Instructions to follow: Please write the listing below out again exactly, leaving every picture behind.
(begin)
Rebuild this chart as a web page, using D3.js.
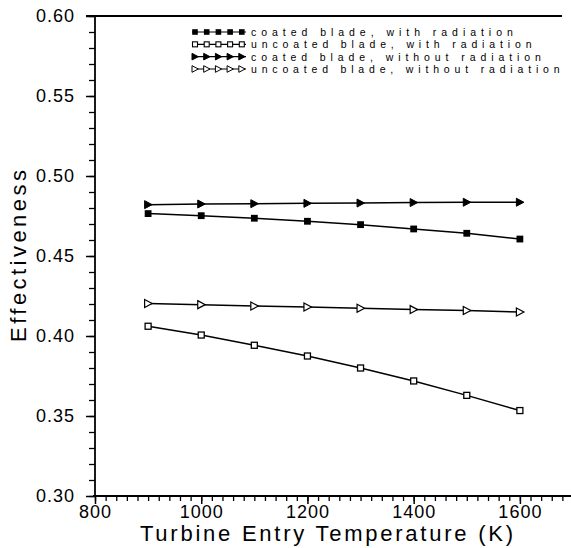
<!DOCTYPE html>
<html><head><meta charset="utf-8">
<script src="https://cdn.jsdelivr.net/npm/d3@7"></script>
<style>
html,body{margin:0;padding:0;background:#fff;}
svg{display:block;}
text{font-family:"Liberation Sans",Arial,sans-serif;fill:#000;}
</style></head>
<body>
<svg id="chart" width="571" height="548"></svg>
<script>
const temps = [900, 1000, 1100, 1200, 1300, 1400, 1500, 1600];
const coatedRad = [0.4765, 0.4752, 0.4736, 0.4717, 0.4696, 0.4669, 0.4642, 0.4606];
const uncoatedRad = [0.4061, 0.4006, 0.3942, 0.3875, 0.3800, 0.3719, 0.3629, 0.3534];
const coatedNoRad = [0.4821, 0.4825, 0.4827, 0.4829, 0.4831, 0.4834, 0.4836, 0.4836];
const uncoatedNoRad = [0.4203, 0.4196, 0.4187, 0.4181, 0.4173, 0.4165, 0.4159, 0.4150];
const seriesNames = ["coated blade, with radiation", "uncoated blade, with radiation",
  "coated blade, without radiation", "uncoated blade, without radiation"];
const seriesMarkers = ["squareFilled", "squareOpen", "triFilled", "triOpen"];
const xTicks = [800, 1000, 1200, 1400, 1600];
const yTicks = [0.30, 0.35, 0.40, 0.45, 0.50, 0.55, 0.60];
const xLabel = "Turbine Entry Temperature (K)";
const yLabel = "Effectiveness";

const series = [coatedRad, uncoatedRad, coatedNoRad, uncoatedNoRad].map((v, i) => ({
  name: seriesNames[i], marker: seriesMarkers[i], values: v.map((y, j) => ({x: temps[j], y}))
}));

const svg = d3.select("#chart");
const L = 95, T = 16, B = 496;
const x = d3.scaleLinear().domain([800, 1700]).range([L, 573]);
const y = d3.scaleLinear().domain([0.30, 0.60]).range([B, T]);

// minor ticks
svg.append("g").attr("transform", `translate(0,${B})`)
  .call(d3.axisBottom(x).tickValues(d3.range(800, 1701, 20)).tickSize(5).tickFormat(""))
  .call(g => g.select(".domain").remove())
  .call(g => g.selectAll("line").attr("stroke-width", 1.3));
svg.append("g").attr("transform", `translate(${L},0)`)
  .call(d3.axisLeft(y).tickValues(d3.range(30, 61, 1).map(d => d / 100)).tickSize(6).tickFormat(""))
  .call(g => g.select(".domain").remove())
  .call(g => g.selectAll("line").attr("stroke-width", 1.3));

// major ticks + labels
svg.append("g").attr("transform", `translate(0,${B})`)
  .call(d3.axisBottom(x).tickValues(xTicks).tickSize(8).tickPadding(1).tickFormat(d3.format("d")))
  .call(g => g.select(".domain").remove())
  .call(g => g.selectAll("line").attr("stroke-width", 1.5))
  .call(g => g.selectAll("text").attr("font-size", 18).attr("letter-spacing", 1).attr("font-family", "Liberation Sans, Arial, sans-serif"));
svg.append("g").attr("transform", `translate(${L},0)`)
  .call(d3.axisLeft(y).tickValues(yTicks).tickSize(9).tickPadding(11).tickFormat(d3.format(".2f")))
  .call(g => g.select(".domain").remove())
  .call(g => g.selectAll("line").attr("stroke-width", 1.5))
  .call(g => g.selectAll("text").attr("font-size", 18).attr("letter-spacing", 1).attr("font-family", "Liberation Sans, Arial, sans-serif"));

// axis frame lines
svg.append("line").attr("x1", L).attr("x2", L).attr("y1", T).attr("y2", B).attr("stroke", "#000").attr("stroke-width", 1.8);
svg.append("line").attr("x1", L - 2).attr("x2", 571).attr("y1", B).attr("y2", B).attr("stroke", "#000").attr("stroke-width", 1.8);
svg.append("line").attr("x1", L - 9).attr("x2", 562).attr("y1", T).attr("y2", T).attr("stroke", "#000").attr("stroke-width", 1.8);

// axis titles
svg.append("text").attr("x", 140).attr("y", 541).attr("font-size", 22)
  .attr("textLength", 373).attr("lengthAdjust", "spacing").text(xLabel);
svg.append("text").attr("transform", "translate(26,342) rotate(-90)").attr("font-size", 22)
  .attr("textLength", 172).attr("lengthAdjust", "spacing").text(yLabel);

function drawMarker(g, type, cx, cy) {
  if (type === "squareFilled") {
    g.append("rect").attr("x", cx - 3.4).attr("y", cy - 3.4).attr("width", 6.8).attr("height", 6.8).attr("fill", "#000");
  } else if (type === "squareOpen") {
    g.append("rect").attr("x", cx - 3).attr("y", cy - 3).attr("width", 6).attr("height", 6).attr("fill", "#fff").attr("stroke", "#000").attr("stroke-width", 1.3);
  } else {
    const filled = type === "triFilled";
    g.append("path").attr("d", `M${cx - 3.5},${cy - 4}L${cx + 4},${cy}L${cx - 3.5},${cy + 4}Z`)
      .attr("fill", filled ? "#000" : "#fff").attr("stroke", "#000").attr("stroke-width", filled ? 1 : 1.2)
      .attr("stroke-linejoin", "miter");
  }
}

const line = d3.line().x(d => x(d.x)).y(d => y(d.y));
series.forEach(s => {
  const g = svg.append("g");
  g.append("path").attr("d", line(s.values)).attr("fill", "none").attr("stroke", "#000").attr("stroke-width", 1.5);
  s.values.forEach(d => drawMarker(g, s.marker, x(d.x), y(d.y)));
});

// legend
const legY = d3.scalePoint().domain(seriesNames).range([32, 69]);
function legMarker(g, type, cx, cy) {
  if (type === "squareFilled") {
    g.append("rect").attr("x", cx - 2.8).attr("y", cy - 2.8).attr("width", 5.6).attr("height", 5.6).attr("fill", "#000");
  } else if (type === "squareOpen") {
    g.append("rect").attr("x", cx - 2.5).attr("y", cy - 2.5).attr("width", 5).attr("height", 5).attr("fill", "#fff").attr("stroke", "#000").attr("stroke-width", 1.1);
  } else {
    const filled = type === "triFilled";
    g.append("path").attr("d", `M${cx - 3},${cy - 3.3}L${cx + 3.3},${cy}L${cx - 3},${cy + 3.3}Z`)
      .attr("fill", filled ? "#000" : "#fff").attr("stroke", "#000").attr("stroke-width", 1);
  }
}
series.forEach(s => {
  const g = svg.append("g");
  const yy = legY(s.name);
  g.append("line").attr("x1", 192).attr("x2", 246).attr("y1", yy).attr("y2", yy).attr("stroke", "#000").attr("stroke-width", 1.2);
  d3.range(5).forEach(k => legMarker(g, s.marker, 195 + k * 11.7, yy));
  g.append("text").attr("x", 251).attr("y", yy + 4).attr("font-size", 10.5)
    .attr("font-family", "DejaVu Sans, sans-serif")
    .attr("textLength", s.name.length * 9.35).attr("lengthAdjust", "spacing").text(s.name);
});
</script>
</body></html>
(end)
Exercise answer:
Rebuild this chart as a web page, using D3.js.
<!DOCTYPE html>
<html><head><meta charset="utf-8">
<script src="https://cdn.jsdelivr.net/npm/d3@7"></script>
<style>
html,body{margin:0;padding:0;background:#fff;}
svg{display:block;}
text{font-family:"Liberation Sans",Arial,sans-serif;fill:#000;}
</style></head>
<body>
<svg id="chart" width="571" height="548"></svg>
<script>
const temps = [900, 1000, 1100, 1200, 1300, 1400, 1500, 1600];
const coatedRad = [0.4765, 0.4752, 0.4736, 0.4717, 0.4696, 0.4669, 0.4642, 0.4606];
const uncoatedRad = [0.4061, 0.4006, 0.3942, 0.3875, 0.3800, 0.3719, 0.3629, 0.3534];
const coatedNoRad = [0.4821, 0.4825, 0.4827, 0.4829, 0.4831, 0.4834, 0.4836, 0.4836];
const uncoatedNoRad = [0.4203, 0.4196, 0.4187, 0.4181, 0.4173, 0.4165, 0.4159, 0.4150];
const seriesNames = ["coated blade, with radiation", "uncoated blade, with radiation",
  "coated blade, without radiation", "uncoated blade, without radiation"];
const seriesMarkers = ["squareFilled", "squareOpen", "triFilled", "triOpen"];
const xTicks = [800, 1000, 1200, 1400, 1600];
const yTicks = [0.30, 0.35, 0.40, 0.45, 0.50, 0.55, 0.60];
const xLabel = "Turbine Entry Temperature (K)";
const yLabel = "Effectiveness";

const series = [coatedRad, uncoatedRad, coatedNoRad, uncoatedNoRad].map((v, i) => ({
  name: seriesNames[i], marker: seriesMarkers[i], values: v.map((y, j) => ({x: temps[j], y}))
}));

const svg = d3.select("#chart");
const L = 95, T = 16, B = 496;
const x = d3.scaleLinear().domain([800, 1700]).range([L, 573]);
const y = d3.scaleLinear().domain([0.30, 0.60]).range([B, T]);

// minor ticks
svg.append("g").attr("transform", `translate(0,${B})`)
  .call(d3.axisBottom(x).tickValues(d3.range(800, 1701, 20)).tickSize(5).tickFormat(""))
  .call(g => g.select(".domain").remove())
  .call(g => g.selectAll("line").attr("stroke-width", 1.3));
svg.append("g").attr("transform", `translate(${L},0)`)
  .call(d3.axisLeft(y).tickValues(d3.range(30, 61, 1).map(d => d / 100)).tickSize(6).tickFormat(""))
  .call(g => g.select(".domain").remove())
  .call(g => g.selectAll("line").attr("stroke-width", 1.3));

// major ticks + labels
svg.append("g").attr("transform", `translate(0,${B})`)
  .call(d3.axisBottom(x).tickValues(xTicks).tickSize(8).tickPadding(1).tickFormat(d3.format("d")))
  .call(g => g.select(".domain").remove())
  .call(g => g.selectAll("line").attr("stroke-width", 1.5))
  .call(g => g.selectAll("text").attr("font-size", 18).attr("letter-spacing", 1).attr("font-family", "Liberation Sans, Arial, sans-serif"));
svg.append("g").attr("transform", `translate(${L},0)`)
  .call(d3.axisLeft(y).tickValues(yTicks).tickSize(9).tickPadding(11).tickFormat(d3.format(".2f")))
  .call(g => g.select(".domain").remove())
  .call(g => g.selectAll("line").attr("stroke-width", 1.5))
  .call(g => g.selectAll("text").attr("font-size", 18).attr("letter-spacing", 1).attr("font-family", "Liberation Sans, Arial, sans-serif"));

// axis frame lines
svg.append("line").attr("x1", L).attr("x2", L).attr("y1", T).attr("y2", B).attr("stroke", "#000").attr("stroke-width", 1.8);
svg.append("line").attr("x1", L - 2).attr("x2", 571).attr("y1", B).attr("y2", B).attr("stroke", "#000").attr("stroke-width", 1.8);
svg.append("line").attr("x1", L - 9).attr("x2", 562).attr("y1", T).attr("y2", T).attr("stroke", "#000").attr("stroke-width", 1.8);

// axis titles
svg.append("text").attr("x", 140).attr("y", 541).attr("font-size", 22)
  .attr("textLength", 373).attr("lengthAdjust", "spacing").text(xLabel);
svg.append("text").attr("transform", "translate(26,342) rotate(-90)").attr("font-size", 22)
  .attr("textLength", 172).attr("lengthAdjust", "spacing").text(yLabel);

function drawMarker(g, type, cx, cy) {
  if (type === "squareFilled") {
    g.append("rect").attr("x", cx - 3.4).attr("y", cy - 3.4).attr("width", 6.8).attr("height", 6.8).attr("fill", "#000");
  } else if (type === "squareOpen") {
    g.append("rect").attr("x", cx - 3).attr("y", cy - 3).attr("width", 6).attr("height", 6).attr("fill", "#fff").attr("stroke", "#000").attr("stroke-width", 1.3);
  } else {
    const filled = type === "triFilled";
    g.append("path").attr("d", `M${cx - 3.5},${cy - 4}L${cx + 4},${cy}L${cx - 3.5},${cy + 4}Z`)
      .attr("fill", filled ? "#000" : "#fff").attr("stroke", "#000").attr("stroke-width", filled ? 1 : 1.2)
      .attr("stroke-linejoin", "miter");
  }
}

const line = d3.line().x(d => x(d.x)).y(d => y(d.y));
series.forEach(s => {
  const g = svg.append("g");
  g.append("path").attr("d", line(s.values)).attr("fill", "none").attr("stroke", "#000").attr("stroke-width", 1.5);
  s.values.forEach(d => drawMarker(g, s.marker, x(d.x), y(d.y)));
});

// legend
const legY = d3.scalePoint().domain(seriesNames).range([32, 69]);
function legMarker(g, type, cx, cy) {
  if (type === "squareFilled") {
    g.append("rect").attr("x", cx - 2.8).attr("y", cy - 2.8).attr("width", 5.6).attr("height", 5.6).attr("fill", "#000");
  } else if (type === "squareOpen") {
    g.append("rect").attr("x", cx - 2.5).attr("y", cy - 2.5).attr("width", 5).attr("height", 5).attr("fill", "#fff").attr("stroke", "#000").attr("stroke-width", 1.1);
  } else {
    const filled = type === "triFilled";
    g.append("path").attr("d", `M${cx - 3},${cy - 3.3}L${cx + 3.3},${cy}L${cx - 3},${cy + 3.3}Z`)
      .attr("fill", filled ? "#000" : "#fff").attr("stroke", "#000").attr("stroke-width", 1);
  }
}
series.forEach(s => {
  const g = svg.append("g");
  const yy = legY(s.name);
  g.append("line").attr("x1", 192).attr("x2", 246).attr("y1", yy).attr("y2", yy).attr("stroke", "#000").attr("stroke-width", 1.2);
  d3.range(5).forEach(k => legMarker(g, s.marker, 195 + k * 11.7, yy));
  g.append("text").attr("x", 251).attr("y", yy + 4).attr("font-size", 10.5)
    .attr("font-family", "DejaVu Sans, sans-serif")
    .attr("textLength", s.name.length * 9.35).attr("lengthAdjust", "spacing").text(s.name);
});
</script>
</body></html>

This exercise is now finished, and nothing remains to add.